At another startup star, The Texas Tribune, the idea of trying to run as a for-profit enterprise was discarded from the start, CEO Evan Smith said.
The Tribune’s non-partisan public policy mission demands that it give away its content—in fact encouraging newspapers to publish its reporting.
“We make it as easy as possible to take our stuff,” Smith said. “And you will see our stuff routinely on the front pages of newspapers in smaller cities” in Texas.
But giving stuff away turns out to be a revenue play, Smith said. “Free distribution ultimately produces revenue because philanthropists in these markets understand that free content isn’t really free,” he said.
With a combination of individual and foundation gifts, memberships, corporate sponsorships and events, the eight-year-old Tribune generates almost $1 million annually, Smith said.

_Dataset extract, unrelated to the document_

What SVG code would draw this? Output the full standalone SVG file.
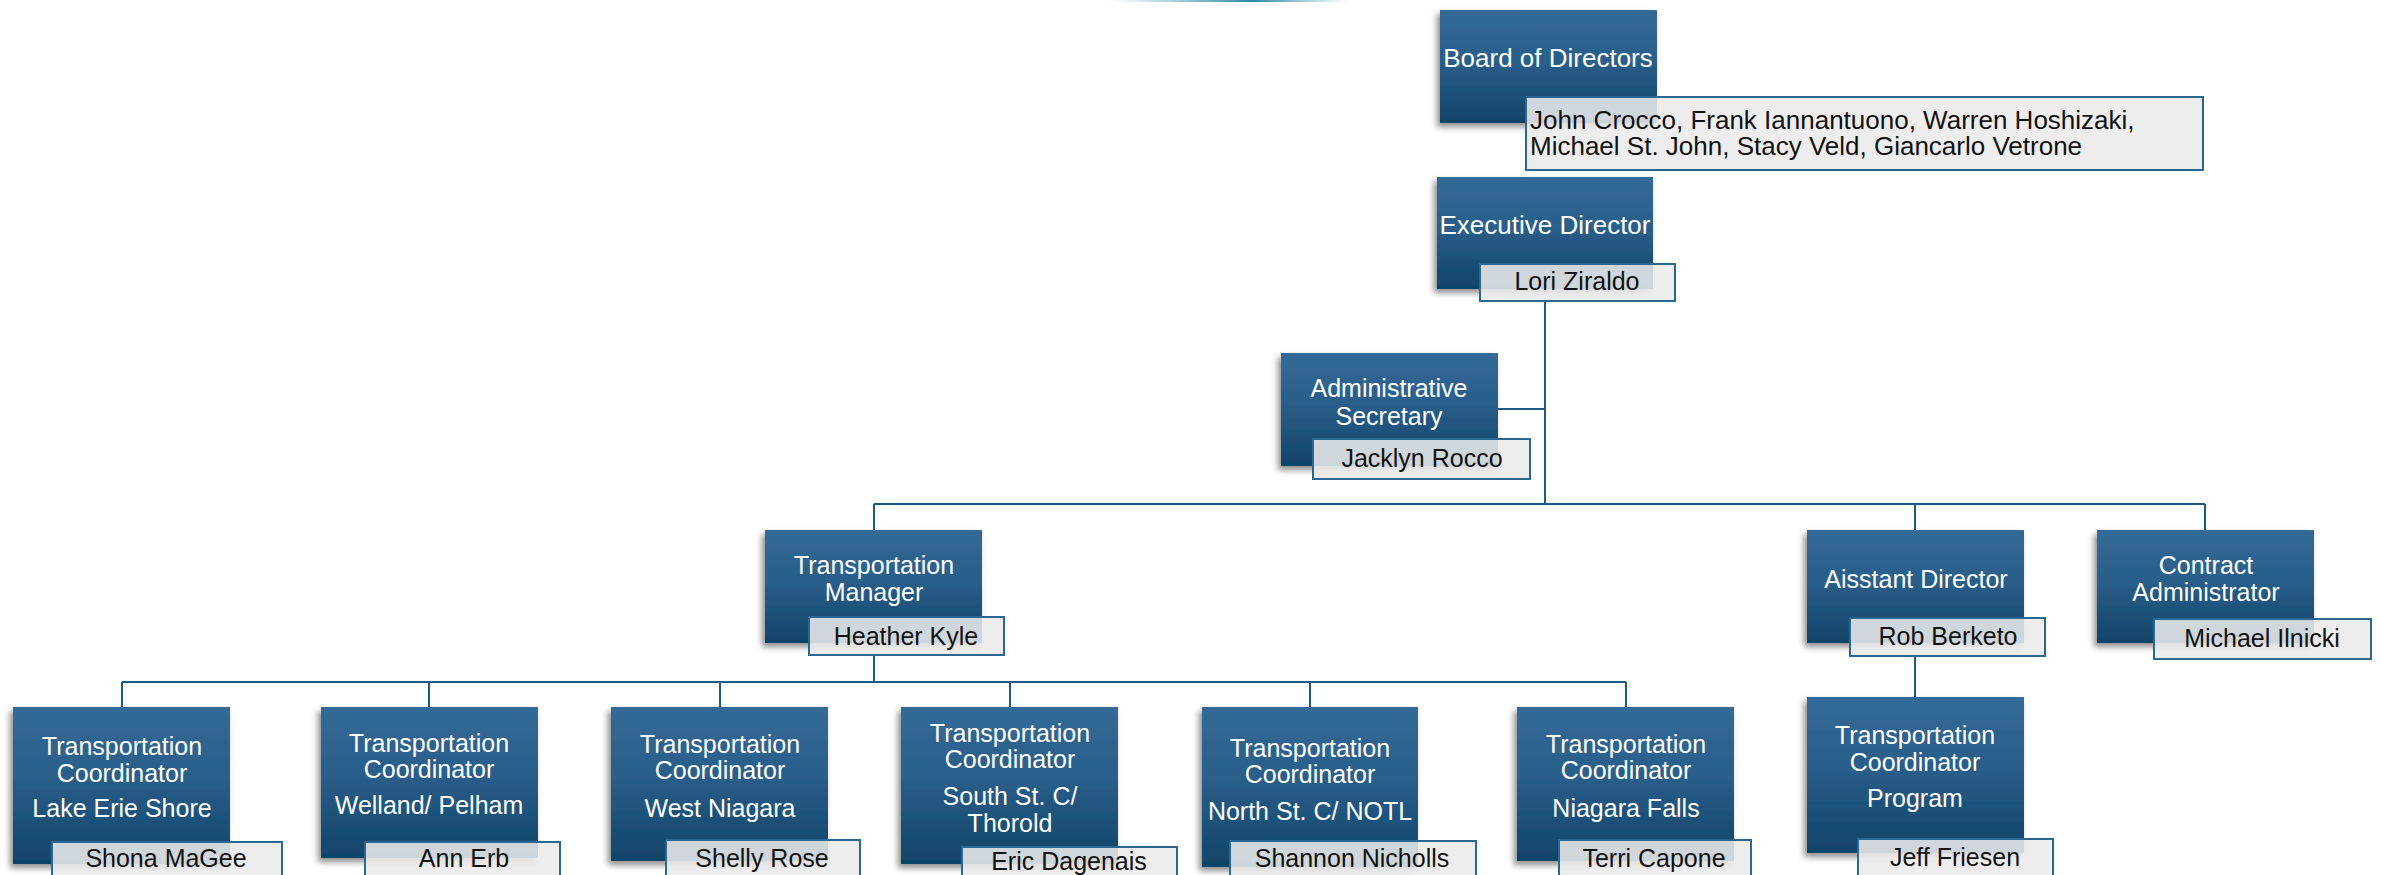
<svg xmlns="http://www.w3.org/2000/svg" width="2381" height="875" viewBox="0 0 2381 875">
<defs>
<linearGradient id="boxg" x1="0" y1="0" x2="0" y2="1">
<stop offset="0" stop-color="#346a97"/>
<stop offset="0.45" stop-color="#2a5e8a"/>
<stop offset="1" stop-color="#104468"/>
</linearGradient>
<linearGradient id="arcg" x1="0" y1="0" x2="1" y2="0">
<stop offset="0" stop-color="#4a9ab0" stop-opacity="0"/>
<stop offset="0.6" stop-color="#2a8aa6" stop-opacity="1"/>
<stop offset="1" stop-color="#4a9ab0" stop-opacity="0"/>
</linearGradient>
<filter id="sh" x="-10%" y="-10%" width="120%" height="125%">
<feDropShadow dx="-3" dy="4" stdDeviation="3" flood-color="#000" flood-opacity="0.45"/>
</filter>
</defs>
<style>
.box{fill:url(#boxg);filter:url(#sh);}
.nm{fill:#ebebeb;fill-opacity:0.88;stroke:#2b6791;stroke-width:2;}
.t{font-family:"Liberation Sans",Arial,sans-serif;font-size:25px;fill:#ffffff;text-anchor:middle;}
.n{font-family:"Liberation Sans",Arial,sans-serif;font-size:25px;fill:#111111;text-anchor:middle;}
.big{font-size:26px;}
.st{text-anchor:start;}
.c{stroke:#1f5a86;stroke-width:2;fill:none;}
</style>
<rect x="1108" y="0" width="242" height="2" fill="url(#arcg)"/>
<g id="connectors">
<path class="c" d="M1545 301V504"/>
<path class="c" d="M1498 409H1545"/>
<path class="c" d="M874 504H2205"/>
<path class="c" d="M874 504V530M1915 504V530M2205 504V530"/>
<path class="c" d="M874 655V682"/>
<path class="c" d="M122 682H1626"/>
<path class="c" d="M122 682V707M429 682V707M720 682V707M1010 682V707M1310 682V707M1626 682V707"/>
<path class="c" d="M1915 656V697"/>
</g>
<g id="board">
<rect class="box" x="1440" y="10" width="217" height="113"/>
<text class="t big" x="1548" y="67">Board of Directors</text>
<rect class="nm" x="1526" y="97" width="677" height="73"/>
<text class="n big st" x="1530" y="129">John Crocco, Frank Iannantuono, Warren Hoshizaki,</text>
<text class="n big st" x="1530" y="155">Michael St. John, Stacy Veld, Giancarlo Vetrone</text>
</g>
<g id="exec">
<rect class="box" x="1437" y="177" width="216" height="112"/>
<text class="t big" x="1545" y="234">Executive Director</text>
<rect class="nm" x="1480" y="264" width="195" height="37"/>
<text class="n" x="1577" y="290">Lori Ziraldo</text>
</g>
<g id="admin">
<rect class="box" x="1281" y="353" width="217" height="113"/>
<text class="t" x="1389" y="397">Administrative</text>
<text class="t" x="1389" y="425">Secretary</text>
<rect class="nm" x="1313" y="439" width="217" height="40"/>
<text class="n" x="1422" y="467">Jacklyn Rocco</text>
</g>
<g id="manager">
<rect class="box" x="765" y="530" width="217" height="113"/>
<text class="t" x="874" y="574">Transportation</text>
<text class="t" x="874" y="601">Manager</text>
<rect class="nm" x="809" y="617" width="195" height="38"/>
<text class="n" x="906" y="645">Heather Kyle</text>
</g>
<g id="assistant">
<rect class="box" x="1807" y="530" width="217" height="113"/>
<text class="t" x="1916" y="588">Aisstant Director</text>
<rect class="nm" x="1850" y="618" width="195" height="38"/>
<text class="n" x="1948" y="645">Rob Berketo</text>
</g>
<g id="contract">
<rect class="box" x="2097" y="530" width="217" height="113"/>
<text class="t" x="2206" y="574">Contract</text>
<text class="t" x="2206" y="601">Administrator</text>
<rect class="nm" x="2154" y="619" width="217" height="40"/>
<text class="n" x="2262" y="647">Michael Ilnicki</text>
</g>
<g id="program">
<rect class="box" x="1807" y="697" width="217" height="156"/>
<text class="t" x="1915" y="744">Transportation</text>
<text class="t" x="1915" y="771">Coordinator</text>
<text class="t" x="1915" y="807">Program</text>
<rect class="nm" x="1858" y="839" width="195" height="45"/>
<text class="n" x="1955" y="866">Jeff Friesen</text>
</g>
<g id="coord1">
<rect class="box" x="13" y="707" width="217" height="157"/>
<text class="t" x="122" y="755">Transportation</text>
<text class="t" x="122" y="782">Coordinator</text>
<text class="t" x="122" y="817">Lake Erie Shore</text>
<rect class="nm" x="52" y="842" width="230" height="45"/>
<text class="n" x="166" y="867">Shona MaGee</text>
</g>
<g id="coord2">
<rect class="box" x="321" y="707" width="217" height="151"/>
<text class="t" x="429" y="752">Transportation</text>
<text class="t" x="429" y="778">Coordinator</text>
<text class="t" x="429" y="814">Welland/ Pelham</text>
<rect class="nm" x="365" y="842" width="195" height="45"/>
<text class="n" x="464" y="867">Ann Erb</text>
</g>
<g id="coord3">
<rect class="box" x="611" y="707" width="217" height="154"/>
<text class="t" x="720" y="753">Transportation</text>
<text class="t" x="720" y="779">Coordinator</text>
<text class="t" x="720" y="817">West Niagara</text>
<rect class="nm" x="666" y="840" width="194" height="45"/>
<text class="n" x="762" y="867">Shelly Rose</text>
</g>
<g id="coord4">
<rect class="box" x="901" y="707" width="217" height="157"/>
<text class="t" x="1010" y="742">Transportation</text>
<text class="t" x="1010" y="768">Coordinator</text>
<text class="t" x="1010" y="805">South St. C/</text>
<text class="t" x="1010" y="832">Thorold</text>
<rect class="nm" x="962" y="847" width="215" height="45"/>
<text class="n" x="1069" y="870">Eric Dagenais</text>
</g>
<g id="coord5">
<rect class="box" x="1202" y="707" width="216" height="160"/>
<text class="t" x="1310" y="757">Transportation</text>
<text class="t" x="1310" y="783">Coordinator</text>
<text class="t" x="1310" y="820">North St. C/ NOTL</text>
<rect class="nm" x="1230" y="841" width="246" height="45"/>
<text class="n" x="1352" y="867">Shannon Nicholls</text>
</g>
<g id="coord6">
<rect class="box" x="1517" y="707" width="217" height="154"/>
<text class="t" x="1626" y="753">Transportation</text>
<text class="t" x="1626" y="779">Coordinator</text>
<text class="t" x="1626" y="817">Niagara Falls</text>
<rect class="nm" x="1559" y="840" width="192" height="45"/>
<text class="n" x="1654" y="867">Terri Capone</text>
</g>
</svg>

“The credibility of what we do is itself a business model,” Smith said.
The Honolulu Star-Advertiser, for its Digital Billboard Network, which puts video screens on top of single-copy newsracks, running a seven-minute loop of news and advertising.
“We have turned the racks into real revenue, putting up content we are already creating,” Star-Advertiser Chief Revenue Officer Dave Kennedy said.
Real revenue, indeed. Kennedy said the newspaper is projecting revenue of $1.2 million in its next budget year—a 70% margin.
The Star-Advertiser sells 15 advertisers 15-second spots, with the retail location of the racks getting five ad spots. Working with the location-based marketing firm Siteview, the video has the ability to determine the approximate age and gender of passersby.
“The feedback has been very positive for both our retailers and our advertising side,” Kennedy said. “We have not had a retailer say no to us yet.”